Later, in the Q&A with reporters, Phillips pointed to the “disproportionate state-by-state rules” on NIL as being the biggest challenge facing the NCAA.
“The current NIL legislation is so disproportionate about what you can do in one state versus another state. I think that’s part of the frustration that our coaches are faced with,” Phillips said. “Having something, some kind of federal legislation, that allows some opportunity for there to be consistency across competition. I say this, when you have inter- and intra-state competition, you want fairness in everybody playing with the same types of rules.”
Phillips expounded on that line of thinking in response to another question.
“At the end of the day I think we have paralyzed the enforcement staff, not intentionally, but with state NIL laws, and they’re not sure exactly the enforcement abilities that they have, et cetera. That’s why some kind of consistent language across the country would allow our enforcement staff to me to be a lot more successful in doing the work that they need to do,” Phillips said.
“So, I think that’s part of the earlier question of the frustrations of the coaches, et cetera, that they have and our athletic directors and even chancellors, and it causes some disruption in your own league with our 10 states because they all look different, the laws do,” Phillips said.
“I’m hopeful we can get there. I really do. I think we’ve made a ton of progress over the last two or three months, and a lot of us have almost lived in Washington, D.C., because of the frequency of meetings with both sides of the aisle. I am cautiously optimistic that we can get something done,” Phillips said.
Of note, a reporter did ask Phillips about the doomsday scenario in which courts finally come down on the side of requiring schools to pay student-athletes, and how that would impact the bottom line.
The answer from the commish was … telling.
“You have to be ready for anything, Joe.
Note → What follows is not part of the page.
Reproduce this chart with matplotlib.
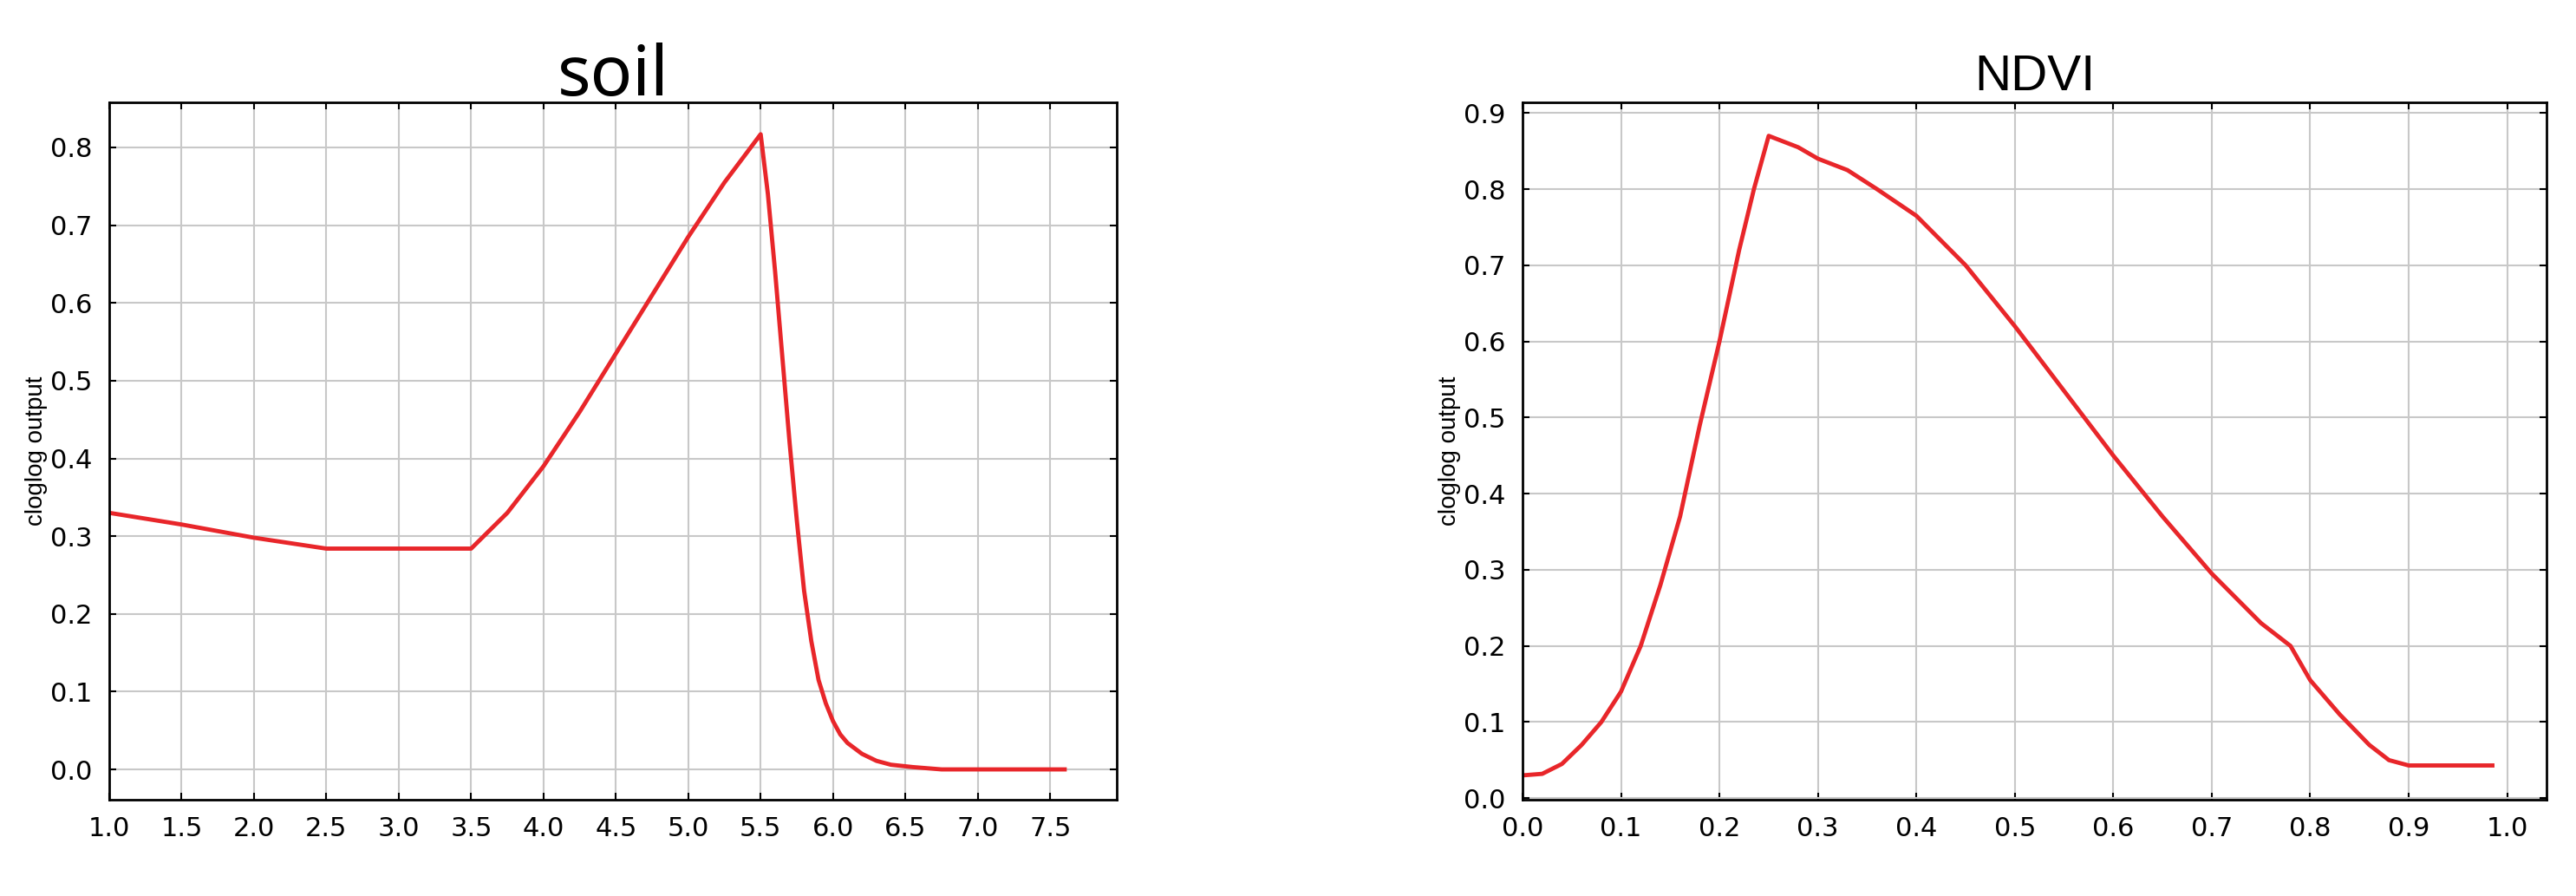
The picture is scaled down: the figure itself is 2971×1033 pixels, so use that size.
import numpy as np
import matplotlib
matplotlib.use("Agg")
import matplotlib.pyplot as plt

# soil response curve
soil_x = [1.0, 1.5, 2.0, 2.5, 3.5, 3.75, 4.0, 4.25, 4.5, 4.75, 5.0, 5.25, 5.5,
          5.55, 5.6, 5.65, 5.7, 5.75, 5.8, 5.85, 5.9, 5.95, 6.0, 6.05, 6.1, 6.2, 6.3,
          6.4, 6.55, 6.75, 7.6]
soil_y = [0.33, 0.315, 0.298, 0.284, 0.284, 0.33, 0.39, 0.46, 0.535, 0.61, 0.685, 0.755, 0.817,
          0.74, 0.64, 0.53, 0.42, 0.32, 0.23, 0.165, 0.115, 0.085, 0.062, 0.045, 0.034, 0.02, 0.011,
          0.006, 0.003, 0.0, 0.0]

# NDVI response curve
ndvi_x = [0.0, 0.02, 0.04, 0.06, 0.08, 0.1, 0.12, 0.14, 0.16, 0.18, 0.2, 0.22, 0.235, 0.25,
          0.28, 0.3, 0.33, 0.36, 0.4, 0.45, 0.5, 0.55, 0.6, 0.65, 0.7, 0.75, 0.78, 0.8,
          0.83, 0.86, 0.88, 0.9, 0.985]
ndvi_y = [0.03, 0.032, 0.045, 0.07, 0.1, 0.14, 0.2, 0.28, 0.37, 0.49, 0.6, 0.72, 0.8, 0.87,
          0.855, 0.84, 0.825, 0.8, 0.765, 0.7, 0.62, 0.535, 0.45, 0.37, 0.295, 0.23, 0.2, 0.155,
          0.11, 0.07, 0.05, 0.043, 0.043]

plt.rcParams['font.family'] = ['Liberation Sans Narrow', 'DejaVu Sans']

fig = plt.figure(figsize=(29.71, 10.33), dpi=100)
ax1 = fig.add_axes([126/2971, 1-922/1033, (1288-126)/2971, (922-118)/1033])
ax2 = fig.add_axes([1756/2971, 1-922/1033, (2937-1756)/2971, (922-118)/1033])

def style(ax):
    ax.grid(True, color='#c8c8c8', lw=1.5)
    ax.set_axisbelow(True)
    ax.tick_params(direction='in', length=6, width=1.5, labelsize=22,
                   top=True, right=True, pad=14)
    for s in ax.spines.values():
        s.set_linewidth(2)
    ax.set_ylabel('cloglog output', fontsize=20, family='Liberation Sans', labelpad=2)

ax1.plot(soil_x, soil_y, color='#e8262a', lw=3.5)
ax1.set_xlim(1.0, 7.96)
ax1.set_ylim(-0.039, 0.858)
ax1.set_xticks(np.arange(1.0, 7.51, 0.5))
ax1.set_yticks(np.arange(0, 0.81, 0.1))
ax1.xaxis.set_major_formatter('{x:.1f}')
ax1.yaxis.set_major_formatter('{x:.1f}')
style(ax1)
ax1.set_title('soil', fontsize=58, family='Noto Sans', fontweight='medium', pad=6)

ax2.plot(ndvi_x, ndvi_y, color='#e8262a', lw=3.5)
ax2.set_xlim(0.0, 1.04)
ax2.set_ylim(-0.002, 0.914)
ax2.set_xticks(np.arange(0, 1.01, 0.1))
ax2.set_yticks(np.arange(0, 0.91, 0.1))
ax2.xaxis.set_major_formatter('{x:.1f}')
ax2.yaxis.set_major_formatter('{x:.1f}')
style(ax2)
ax2.set_title('NDVI', fontsize=42, family='Liberation Sans', pad=10)

fig.savefig('out.png', dpi=100)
You know that. This is a fluid, changing landscape. What a student-athlete and their experience is and being able to get support and monetize their name, image and likeness what that looked like 10 years ago versus today, we have to be ready for almost anything,” Phillips said.
“The courts have been active all the way up to the Supreme Court, so it would be naive for us to think that, hey, we can just kind of do this thing ourselves without much interference.
“We’ll have to continue to look at it. I know that that is not the desire of the ACC presidents at all, but you know, at some point it could be a reality,” Phillips said.
The unsaid part there: if that happens, Joe, basically, we’re f—ed.